2.”We gravitate towards environments that are congruent with our own default attitudes and values.” i.e Aggressive people crave conflict and combat, which only augments their aggression.
3. Reputation really is fate. “others (including strangers and acquaintances) make unconscious inferences about our character in order to explain our behavior and predict what we may do next. These intuitive evaluations may be inaccurate, but they are still self-fulfilling. With time, we morph into the person others think we are; their prejudiced and fantasized representation of us turns real and becomes ingrained in our identity.”
There are ways to produce legitimate, long lasting, positive change and it’s simple, but not easy.
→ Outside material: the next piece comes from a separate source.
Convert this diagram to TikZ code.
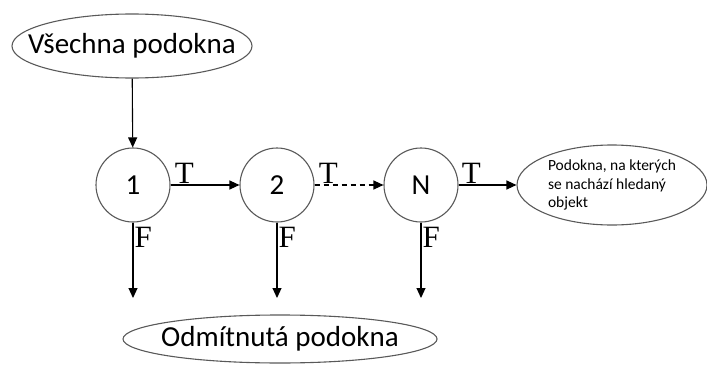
\documentclass[tikz,border=0pt]{standalone}
\usepackage{fontspec}
\setmainfont{Carlito}
\newfontfamily\tfont{Liberation Serif}
\usetikzlibrary{arrows.meta,shapes.geometric}

\begin{document}
\begin{tikzpicture}[x=1pt, y=1pt, -{Triangle[length=10pt,width=9pt]}, auto,
    node distance=144pt, line width=1.1pt,
    test/.style={circle, draw=black!65, minimum size=74pt, inner sep=0pt,
      font=\fontsize{29}{32}\selectfont},
    set/.style={ellipse, draw=black!65, inner ysep=0pt,
      font=\fontsize{29}{32}\selectfont},
    lbl/.style={font=\tfont\fontsize{31}{32}\selectfont, inner sep=1pt}]
      \useasboundingbox (0,0) rectangle (707,365);

      \node[set, inner xsep=-19pt, minimum width=240pt, minimum height=64pt] (all) at (132,319) {Všechna podokna};
      \node[test]          (t1) at (133,180) {1};
      \node[test]          (t2) [right of=t1] {2};
      \node[test]          (tN) [right of=t2] {N};
      \node[set, inner xsep=-6pt, minimum width=190pt, minimum height=80pt, align=left,
            font=\fontsize{15.5}{18.5}\selectfont] (found) at (612,180)
            {Podokna, na kterých\\se nachází hledaný\\objekt};
      \node[set, inner xsep=-9pt, minimum width=314pt, minimum height=48pt] (rejected) at (280,26) {Odmítnutá podokna};

      \coordinate (f1) at (t1 |- 0,67);
      \coordinate (f2) at (t2 |- 0,67);
      \coordinate (fN) at (tN |- 0,67);

      \path (all) edge (t1)
            (t1)  edge node[lbl, pos=0.2] {T} (t2)
                  edge node[lbl, pos=0.2] {F} (f1)
            (t2)  edge [dash pattern=on 5pt off 4pt] node[lbl, pos=0.2] {T} (tN)
                  edge node[lbl, pos=0.2] {F} (f2)
            (tN)  edge node[lbl, pos=0.22] {T} (found)
                  edge node[lbl, pos=0.2] {F} (fN);
    \end{tikzpicture}
\end{document}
We must first practice self-awareness and we can do this by attaining honest/critical feedback from others. This can be the hardest part for most, as most of us have a hard time being objective and confronting the reality of our current position.

Finally we must come with a plan and stay dedicated to it.
In short, we are not fated by our shortcomings, but must remain realistic about the task of overcoming them. We must go beyond our natural inclinations and recognize that lasting change requires “intentionality along with vulnerability and surrender.”